Stop and searches could protect our society in the future, developing the practice into an essential tool for policing. This could be achieved through the abolition of unnecessary stop and searches (perhaps with the removal of section 60) and an increase in lawful and respectful stop and searches. The police should also place emphasis on the education of police officers to ensure that cognitive bias is not clouding their judgement when stopping a person. This means that the role of future generations of police will be central to the efficiency of stop and searches. The Procedural Justice Theory has a major role to play in the future to help how society views stop and searches. The Procedural Justice Theory is when people feel they are being treated fairly and with respect and, as a result, reciprocate this respect. This would increase chances of compliance. This underlines how important the nature of stop and searches are. If police officers can respect the public’s rights, ensure transparency and make sure to stop and search people on ‘reasonable grounds’ then this tool will certainly help protect our society from crime in the future.
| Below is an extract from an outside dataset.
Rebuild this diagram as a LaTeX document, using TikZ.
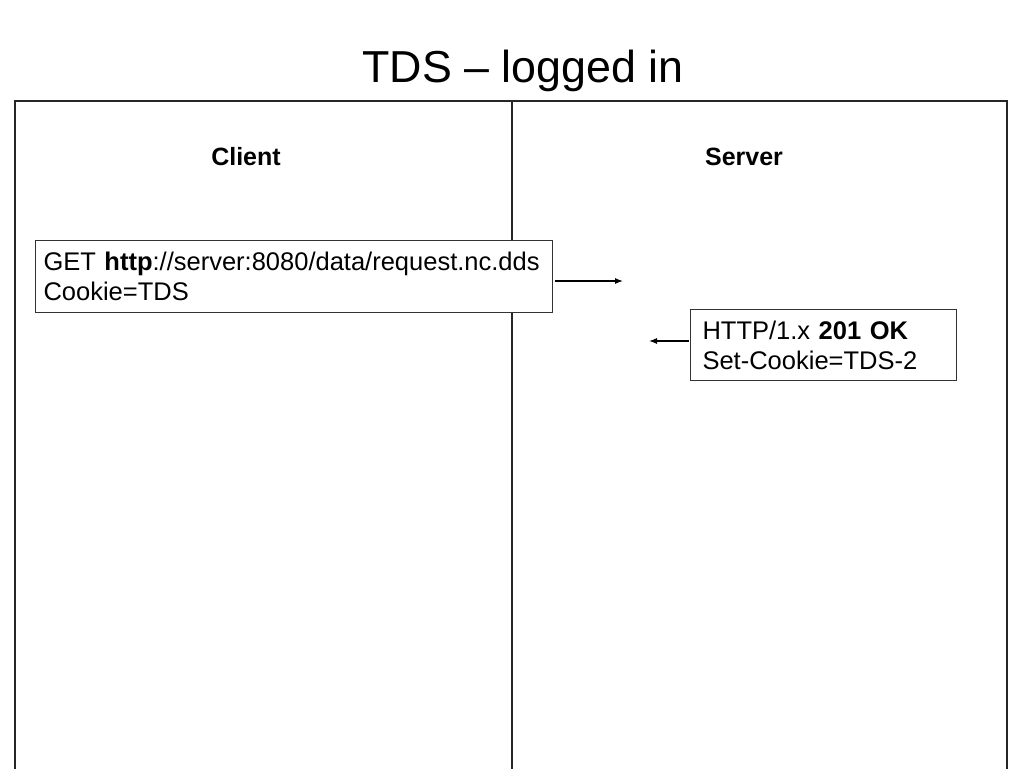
\documentclass[tikz,border=0pt]{standalone}
\usepackage{fontspec}
\setmainfont{Liberation Sans}
\usetikzlibrary{arrows.meta}
\begin{document}
\begin{tikzpicture}[x=1pt,y=-1pt,
  frame/.style={line width=1.1pt,black!85},
  msgbox/.style={draw=black!80,line width=1.1pt,fill=white,rectangle,anchor=north west,
    align=left,inner ysep=0pt,font=\fontsize{25.5}{30}\selectfont},
  head/.style={anchor=base,font=\fontsize{25}{30}\selectfont\bfseries},
  arr/.style={line width=1.1pt,-{Latex[length=8pt,width=6pt]}}]
\useasboundingbox[fill=white] (0,0) rectangle (1024,768);
\node[anchor=base,font=\fontsize{44.8}{54}\selectfont] (title) at (523,82) {TDS – logged in};
\coordinate (fbl) at (15,770);
\coordinate (ftl) at (15,101);
\coordinate (ftr) at (1007,101);
\coordinate (fbr) at (1007,770);
\coordinate (mtop) at (512,101);
\coordinate (mbot) at (512,770);
\draw[frame] (fbl) -- (ftl) -- (ftr) -- (fbr);
\draw[frame] (mtop) -- (mbot);
\node[head] (client) at (246,165) {Client};
\node[head] (server) at (744,165) {Server};
\node[msgbox,text width=501pt,inner xsep=8pt,minimum height=72pt] (req) at (35,240)
  {GET \textbf{http}://server:8080/data/request.nc.dds\\Cookie=TDS};
\node[msgbox,text width=242pt,inner xsep=12pt,minimum height=71pt] (resp) at (690,309)
  {HTTP/1.x \textbf{201 OK}\\Set-Cookie=TDS-2};
\coordinate (a1s) at (555,281);
\coordinate (a1e) at (623,281);
\coordinate (a2s) at (689,341);
\coordinate (a2e) at (649,341);
\draw[arr] (a1s) -- (a1e);
\draw[arr] (a2s) -- (a2e);
\end{tikzpicture}
\end{document}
In conclusion, stop and searches will help protect our society in the future. Stop and searches are a tool and can either be used effectively or ineffectively. Currently, stop and searches are plagued by a lack of understanding, poor communication, racial bias and the unnecessary use of verbal or physical violence. This has led to 5,000 complaints since 2014, with less than 1% of these leading to any legal action. However, changes to current legislation and the continual education of police officers to combat cognitive bias will take the practice in the correct direction. If used effectively and fairly, stop and searches will protect our society and help combat ever-increasing crime rates.